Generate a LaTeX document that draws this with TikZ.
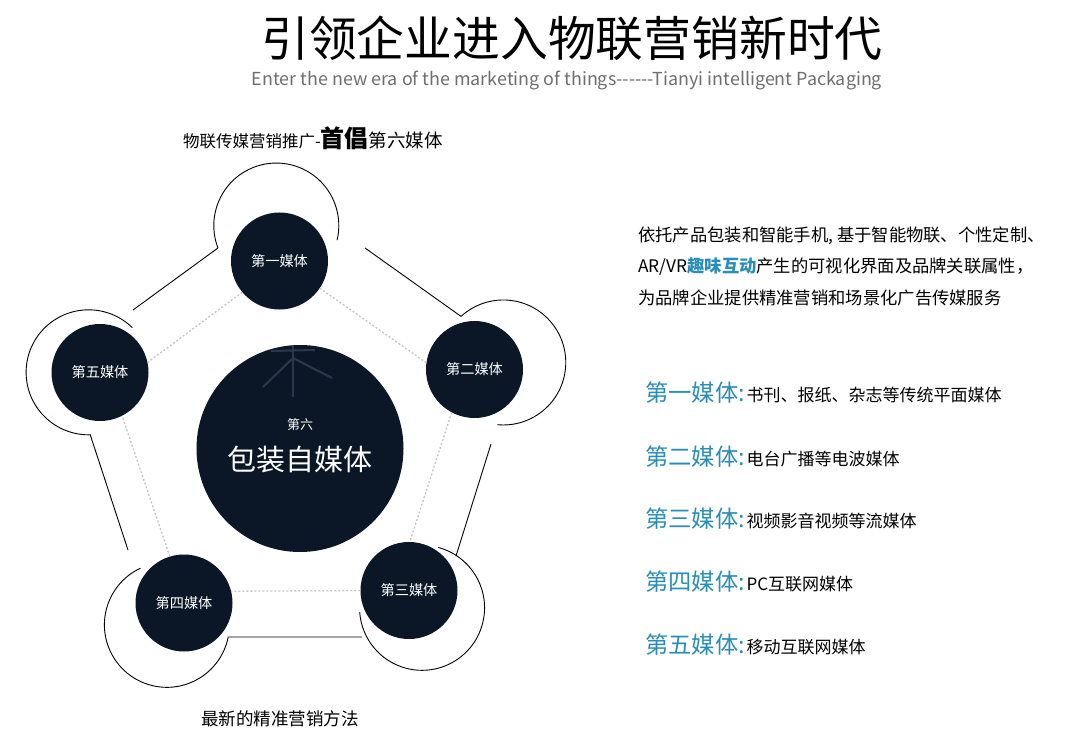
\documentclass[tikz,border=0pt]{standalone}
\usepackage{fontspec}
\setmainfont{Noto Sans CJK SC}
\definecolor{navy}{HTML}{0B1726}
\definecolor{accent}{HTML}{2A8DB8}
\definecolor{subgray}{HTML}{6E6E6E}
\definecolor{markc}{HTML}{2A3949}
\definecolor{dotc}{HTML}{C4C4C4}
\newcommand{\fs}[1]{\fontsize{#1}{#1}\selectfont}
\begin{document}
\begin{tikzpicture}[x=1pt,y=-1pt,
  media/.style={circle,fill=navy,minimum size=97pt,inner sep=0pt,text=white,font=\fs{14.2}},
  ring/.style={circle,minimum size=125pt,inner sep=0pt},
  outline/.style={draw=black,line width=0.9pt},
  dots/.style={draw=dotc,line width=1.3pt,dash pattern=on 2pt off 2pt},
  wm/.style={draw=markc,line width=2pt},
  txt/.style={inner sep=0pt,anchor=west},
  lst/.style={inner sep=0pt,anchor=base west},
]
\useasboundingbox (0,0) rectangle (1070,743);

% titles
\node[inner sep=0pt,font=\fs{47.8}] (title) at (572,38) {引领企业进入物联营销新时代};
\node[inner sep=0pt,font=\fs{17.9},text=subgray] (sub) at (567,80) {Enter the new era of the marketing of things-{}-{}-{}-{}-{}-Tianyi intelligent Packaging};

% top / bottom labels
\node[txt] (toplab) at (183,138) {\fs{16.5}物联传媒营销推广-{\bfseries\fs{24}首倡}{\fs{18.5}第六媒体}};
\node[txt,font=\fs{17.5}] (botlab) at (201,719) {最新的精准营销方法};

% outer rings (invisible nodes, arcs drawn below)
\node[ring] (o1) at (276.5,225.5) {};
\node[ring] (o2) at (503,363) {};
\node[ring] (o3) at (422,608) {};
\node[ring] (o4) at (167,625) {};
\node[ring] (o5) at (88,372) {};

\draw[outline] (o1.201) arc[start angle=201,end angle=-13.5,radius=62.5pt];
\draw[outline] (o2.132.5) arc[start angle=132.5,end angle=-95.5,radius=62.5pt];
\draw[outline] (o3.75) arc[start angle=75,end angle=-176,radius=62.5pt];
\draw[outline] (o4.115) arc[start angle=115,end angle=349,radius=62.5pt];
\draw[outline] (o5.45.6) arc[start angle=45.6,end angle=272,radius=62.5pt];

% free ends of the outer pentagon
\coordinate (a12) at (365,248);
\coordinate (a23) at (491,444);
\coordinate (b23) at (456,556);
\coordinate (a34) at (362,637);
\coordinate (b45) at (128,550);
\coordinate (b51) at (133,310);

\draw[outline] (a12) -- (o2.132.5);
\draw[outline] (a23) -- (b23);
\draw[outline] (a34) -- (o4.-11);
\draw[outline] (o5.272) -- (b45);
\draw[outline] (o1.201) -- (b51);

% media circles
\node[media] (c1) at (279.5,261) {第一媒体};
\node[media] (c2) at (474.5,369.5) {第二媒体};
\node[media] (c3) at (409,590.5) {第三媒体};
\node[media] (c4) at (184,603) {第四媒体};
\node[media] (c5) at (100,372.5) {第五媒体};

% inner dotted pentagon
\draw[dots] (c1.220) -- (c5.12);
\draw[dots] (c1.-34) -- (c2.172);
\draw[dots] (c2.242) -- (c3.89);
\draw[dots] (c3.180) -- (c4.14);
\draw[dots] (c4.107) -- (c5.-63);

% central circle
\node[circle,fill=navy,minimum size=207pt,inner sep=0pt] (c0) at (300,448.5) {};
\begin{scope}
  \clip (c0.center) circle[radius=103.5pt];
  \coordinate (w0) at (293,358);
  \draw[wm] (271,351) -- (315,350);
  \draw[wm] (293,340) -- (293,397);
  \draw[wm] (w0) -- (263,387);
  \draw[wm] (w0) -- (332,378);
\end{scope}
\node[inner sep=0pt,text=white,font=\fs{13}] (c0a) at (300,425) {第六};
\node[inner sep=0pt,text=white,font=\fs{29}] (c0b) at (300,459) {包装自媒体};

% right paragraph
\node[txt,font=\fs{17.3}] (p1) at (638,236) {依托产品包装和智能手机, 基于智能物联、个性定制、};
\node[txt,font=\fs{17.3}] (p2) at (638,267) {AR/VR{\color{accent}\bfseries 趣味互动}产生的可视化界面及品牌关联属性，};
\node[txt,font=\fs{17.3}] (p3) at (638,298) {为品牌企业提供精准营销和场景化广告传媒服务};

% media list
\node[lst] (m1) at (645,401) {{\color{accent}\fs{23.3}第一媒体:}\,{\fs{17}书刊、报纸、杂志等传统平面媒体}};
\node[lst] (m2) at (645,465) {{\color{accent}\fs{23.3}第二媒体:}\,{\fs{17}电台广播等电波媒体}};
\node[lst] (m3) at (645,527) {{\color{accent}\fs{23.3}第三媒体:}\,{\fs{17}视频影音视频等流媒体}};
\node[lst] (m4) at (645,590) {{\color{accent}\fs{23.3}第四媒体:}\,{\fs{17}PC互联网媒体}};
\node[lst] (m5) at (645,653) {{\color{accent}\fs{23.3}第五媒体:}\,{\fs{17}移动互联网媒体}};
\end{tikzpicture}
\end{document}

#### Aim:
Copy nothing but the lines from the first one in the listing through the line with "(sub) at (567,80)", and omit the pictures.

#### Response below:
Generate a LaTeX document that draws this with TikZ.
\documentclass[tikz,border=0pt]{standalone}
\usepackage{fontspec}
\setmainfont{Noto Sans CJK SC}
\definecolor{navy}{HTML}{0B1726}
\definecolor{accent}{HTML}{2A8DB8}
\definecolor{subgray}{HTML}{6E6E6E}
\definecolor{markc}{HTML}{2A3949}
\definecolor{dotc}{HTML}{C4C4C4}
\newcommand{\fs}[1]{\fontsize{#1}{#1}\selectfont}
\begin{document}
\begin{tikzpicture}[x=1pt,y=-1pt,
  media/.style={circle,fill=navy,minimum size=97pt,inner sep=0pt,text=white,font=\fs{14.2}},
  ring/.style={circle,minimum size=125pt,inner sep=0pt},
  outline/.style={draw=black,line width=0.9pt},
  dots/.style={draw=dotc,line width=1.3pt,dash pattern=on 2pt off 2pt},
  wm/.style={draw=markc,line width=2pt},
  txt/.style={inner sep=0pt,anchor=west},
  lst/.style={inner sep=0pt,anchor=base west},
]
\useasboundingbox (0,0) rectangle (1070,743);

% titles
\node[inner sep=0pt,font=\fs{47.8}] (title) at (572,38) {引领企业进入物联营销新时代};
\node[inner sep=0pt,font=\fs{17.9},text=subgray] (sub) at (567,80) {Enter the new era of the marketing of things-{}-{}-{}-{}-{}-Tianyi intelligent Packaging};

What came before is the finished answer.